### Exercise details
Don't include pictures. Quote the lines below from the first through the line that contains "const final_side_vals = [229.4, 246.1]".

### Given material
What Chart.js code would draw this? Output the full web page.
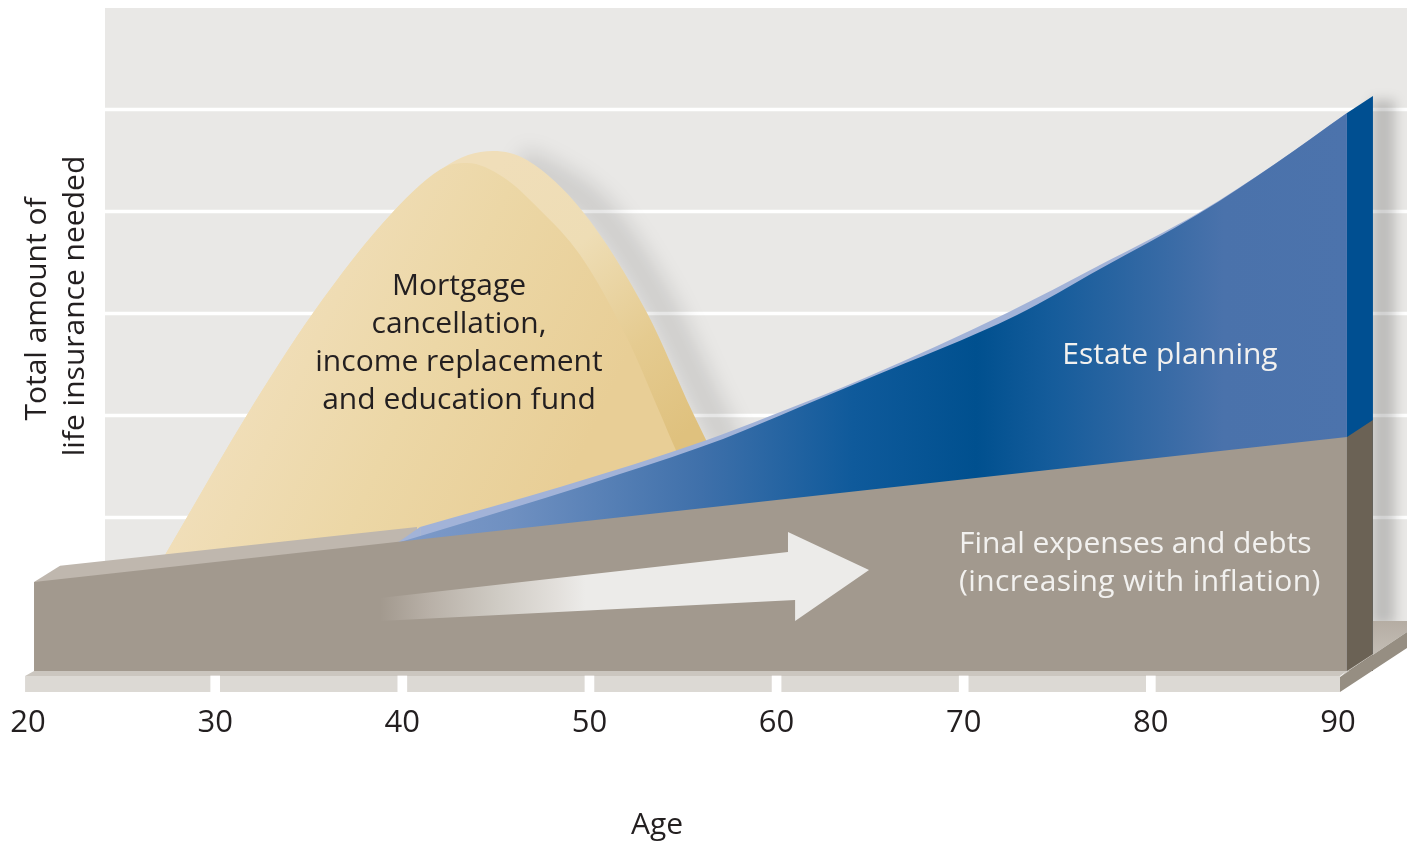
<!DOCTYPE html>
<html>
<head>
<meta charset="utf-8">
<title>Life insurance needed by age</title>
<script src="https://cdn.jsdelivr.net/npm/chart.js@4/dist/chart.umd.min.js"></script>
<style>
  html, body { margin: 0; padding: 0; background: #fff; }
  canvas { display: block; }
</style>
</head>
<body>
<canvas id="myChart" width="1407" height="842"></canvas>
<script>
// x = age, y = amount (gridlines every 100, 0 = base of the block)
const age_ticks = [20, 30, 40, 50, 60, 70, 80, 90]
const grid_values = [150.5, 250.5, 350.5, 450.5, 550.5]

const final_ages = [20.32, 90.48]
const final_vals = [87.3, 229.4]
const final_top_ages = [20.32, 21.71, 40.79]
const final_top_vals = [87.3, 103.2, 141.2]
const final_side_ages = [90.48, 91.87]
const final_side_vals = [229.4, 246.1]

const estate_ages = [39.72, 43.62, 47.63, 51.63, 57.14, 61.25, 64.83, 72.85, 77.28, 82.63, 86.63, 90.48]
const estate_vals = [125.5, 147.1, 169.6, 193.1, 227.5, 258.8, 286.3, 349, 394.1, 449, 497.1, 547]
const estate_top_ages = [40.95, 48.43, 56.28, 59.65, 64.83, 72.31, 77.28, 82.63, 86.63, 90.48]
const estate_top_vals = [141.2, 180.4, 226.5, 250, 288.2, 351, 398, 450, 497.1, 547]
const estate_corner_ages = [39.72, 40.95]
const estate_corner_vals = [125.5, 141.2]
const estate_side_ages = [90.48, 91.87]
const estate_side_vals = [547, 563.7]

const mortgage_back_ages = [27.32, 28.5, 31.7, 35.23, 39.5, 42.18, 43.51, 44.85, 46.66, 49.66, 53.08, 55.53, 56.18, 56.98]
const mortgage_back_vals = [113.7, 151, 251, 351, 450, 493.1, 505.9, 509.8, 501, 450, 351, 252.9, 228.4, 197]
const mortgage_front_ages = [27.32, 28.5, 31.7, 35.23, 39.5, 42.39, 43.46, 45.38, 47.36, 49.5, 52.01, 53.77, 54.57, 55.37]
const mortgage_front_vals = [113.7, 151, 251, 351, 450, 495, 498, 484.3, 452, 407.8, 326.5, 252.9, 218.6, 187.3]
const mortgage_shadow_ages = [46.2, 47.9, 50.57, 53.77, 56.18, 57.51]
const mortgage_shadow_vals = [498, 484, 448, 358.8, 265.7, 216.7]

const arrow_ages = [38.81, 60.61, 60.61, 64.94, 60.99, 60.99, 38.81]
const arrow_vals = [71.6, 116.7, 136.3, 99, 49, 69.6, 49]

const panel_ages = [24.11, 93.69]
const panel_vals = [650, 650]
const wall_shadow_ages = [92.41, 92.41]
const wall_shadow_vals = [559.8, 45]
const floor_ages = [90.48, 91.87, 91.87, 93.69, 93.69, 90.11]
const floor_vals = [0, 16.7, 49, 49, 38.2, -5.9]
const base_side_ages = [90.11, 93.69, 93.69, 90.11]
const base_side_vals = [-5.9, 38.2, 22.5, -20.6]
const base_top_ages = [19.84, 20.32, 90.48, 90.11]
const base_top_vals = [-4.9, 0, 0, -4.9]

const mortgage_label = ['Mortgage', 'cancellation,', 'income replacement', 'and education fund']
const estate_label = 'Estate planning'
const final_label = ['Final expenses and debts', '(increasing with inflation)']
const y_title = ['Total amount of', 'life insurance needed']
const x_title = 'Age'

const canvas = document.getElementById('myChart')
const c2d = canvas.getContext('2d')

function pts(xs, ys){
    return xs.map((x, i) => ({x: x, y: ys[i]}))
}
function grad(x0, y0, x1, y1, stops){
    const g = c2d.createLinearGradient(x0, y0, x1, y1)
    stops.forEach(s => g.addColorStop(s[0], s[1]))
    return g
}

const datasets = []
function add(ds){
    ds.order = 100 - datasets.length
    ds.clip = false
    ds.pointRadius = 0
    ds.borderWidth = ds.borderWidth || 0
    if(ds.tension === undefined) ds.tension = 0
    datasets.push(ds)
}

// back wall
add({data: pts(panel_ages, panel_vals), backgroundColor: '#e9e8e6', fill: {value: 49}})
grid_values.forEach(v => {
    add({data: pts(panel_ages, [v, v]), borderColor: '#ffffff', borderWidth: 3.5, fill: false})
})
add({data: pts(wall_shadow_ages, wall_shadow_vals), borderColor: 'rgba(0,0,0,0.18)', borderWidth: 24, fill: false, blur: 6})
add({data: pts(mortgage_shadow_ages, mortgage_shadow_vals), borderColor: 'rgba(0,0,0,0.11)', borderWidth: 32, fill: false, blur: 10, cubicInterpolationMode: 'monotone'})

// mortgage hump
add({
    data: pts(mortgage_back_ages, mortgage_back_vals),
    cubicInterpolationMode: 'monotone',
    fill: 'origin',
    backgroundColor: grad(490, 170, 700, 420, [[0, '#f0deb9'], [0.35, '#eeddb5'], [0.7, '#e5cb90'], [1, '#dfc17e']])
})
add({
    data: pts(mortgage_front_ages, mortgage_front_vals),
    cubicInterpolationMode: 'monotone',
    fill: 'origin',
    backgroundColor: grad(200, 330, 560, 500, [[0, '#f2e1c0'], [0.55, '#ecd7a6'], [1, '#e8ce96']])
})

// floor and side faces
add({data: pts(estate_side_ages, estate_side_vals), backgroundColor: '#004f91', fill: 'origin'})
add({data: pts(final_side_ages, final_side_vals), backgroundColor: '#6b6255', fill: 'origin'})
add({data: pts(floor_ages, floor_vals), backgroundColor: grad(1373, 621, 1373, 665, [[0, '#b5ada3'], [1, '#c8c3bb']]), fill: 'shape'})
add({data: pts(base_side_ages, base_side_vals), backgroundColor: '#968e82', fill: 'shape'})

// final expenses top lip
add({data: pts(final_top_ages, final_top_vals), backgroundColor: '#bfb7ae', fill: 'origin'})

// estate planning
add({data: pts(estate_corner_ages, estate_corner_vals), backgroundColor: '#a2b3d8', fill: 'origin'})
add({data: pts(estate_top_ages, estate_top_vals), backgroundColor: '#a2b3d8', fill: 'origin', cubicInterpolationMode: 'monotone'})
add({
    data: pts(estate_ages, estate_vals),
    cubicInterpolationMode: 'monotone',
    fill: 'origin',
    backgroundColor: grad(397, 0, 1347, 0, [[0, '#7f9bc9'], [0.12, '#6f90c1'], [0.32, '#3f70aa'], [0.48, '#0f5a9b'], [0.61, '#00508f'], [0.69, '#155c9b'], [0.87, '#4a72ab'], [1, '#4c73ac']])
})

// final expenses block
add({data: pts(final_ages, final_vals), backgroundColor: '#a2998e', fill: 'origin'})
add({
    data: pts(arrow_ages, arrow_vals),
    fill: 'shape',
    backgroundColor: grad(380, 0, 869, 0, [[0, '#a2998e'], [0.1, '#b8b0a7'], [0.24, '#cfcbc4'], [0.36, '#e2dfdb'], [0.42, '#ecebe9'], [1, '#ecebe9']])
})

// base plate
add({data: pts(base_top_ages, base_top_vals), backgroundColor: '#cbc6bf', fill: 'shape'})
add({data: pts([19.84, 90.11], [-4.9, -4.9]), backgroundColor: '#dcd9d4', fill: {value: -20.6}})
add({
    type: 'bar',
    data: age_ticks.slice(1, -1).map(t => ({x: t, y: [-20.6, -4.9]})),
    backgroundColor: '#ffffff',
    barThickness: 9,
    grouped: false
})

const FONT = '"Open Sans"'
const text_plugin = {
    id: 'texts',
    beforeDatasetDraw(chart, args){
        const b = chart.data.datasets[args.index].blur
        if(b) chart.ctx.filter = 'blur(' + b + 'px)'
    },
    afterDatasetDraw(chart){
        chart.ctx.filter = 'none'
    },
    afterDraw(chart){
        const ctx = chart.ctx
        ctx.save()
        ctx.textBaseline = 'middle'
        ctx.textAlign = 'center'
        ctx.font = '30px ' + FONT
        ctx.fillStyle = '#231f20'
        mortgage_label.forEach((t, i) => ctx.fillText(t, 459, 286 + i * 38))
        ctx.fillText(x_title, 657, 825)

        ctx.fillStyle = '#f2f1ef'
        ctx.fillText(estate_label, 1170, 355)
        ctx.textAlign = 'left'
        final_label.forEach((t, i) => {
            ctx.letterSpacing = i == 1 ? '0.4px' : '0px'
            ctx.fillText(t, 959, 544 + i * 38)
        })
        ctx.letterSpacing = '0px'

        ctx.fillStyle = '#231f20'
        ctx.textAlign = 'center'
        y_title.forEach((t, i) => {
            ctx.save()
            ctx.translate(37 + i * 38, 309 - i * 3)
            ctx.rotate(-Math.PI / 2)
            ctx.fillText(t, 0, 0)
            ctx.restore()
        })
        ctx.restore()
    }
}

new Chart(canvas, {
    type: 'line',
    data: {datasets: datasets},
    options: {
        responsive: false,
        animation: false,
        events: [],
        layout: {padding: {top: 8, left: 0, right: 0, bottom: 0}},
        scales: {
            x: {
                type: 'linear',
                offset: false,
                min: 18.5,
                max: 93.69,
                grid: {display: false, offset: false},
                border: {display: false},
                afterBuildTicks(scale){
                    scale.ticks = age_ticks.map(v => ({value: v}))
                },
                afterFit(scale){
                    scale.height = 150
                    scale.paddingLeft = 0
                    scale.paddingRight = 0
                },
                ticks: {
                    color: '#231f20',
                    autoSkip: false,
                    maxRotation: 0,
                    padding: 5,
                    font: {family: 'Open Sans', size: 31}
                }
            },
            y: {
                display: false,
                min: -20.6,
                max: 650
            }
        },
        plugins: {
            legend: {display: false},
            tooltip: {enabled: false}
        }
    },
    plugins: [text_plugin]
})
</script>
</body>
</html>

### Solution to this problem
What Chart.js code would draw this? Output the full web page.
<!DOCTYPE html>
<html>
<head>
<meta charset="utf-8">
<title>Life insurance needed by age</title>
<script src="https://cdn.jsdelivr.net/npm/chart.js@4/dist/chart.umd.min.js"></script>
<style>
  html, body { margin: 0; padding: 0; background: #fff; }
  canvas { display: block; }
</style>
</head>
<body>
<canvas id="myChart" width="1407" height="842"></canvas>
<script>
// x = age, y = amount (gridlines every 100, 0 = base of the block)
const age_ticks = [20, 30, 40, 50, 60, 70, 80, 90]
const grid_values = [150.5, 250.5, 350.5, 450.5, 550.5]

const final_ages = [20.32, 90.48]
const final_vals = [87.3, 229.4]
const final_top_ages = [20.32, 21.71, 40.79]
const final_top_vals = [87.3, 103.2, 141.2]
const final_side_ages = [90.48, 91.87]
const final_side_vals = [229.4, 246.1]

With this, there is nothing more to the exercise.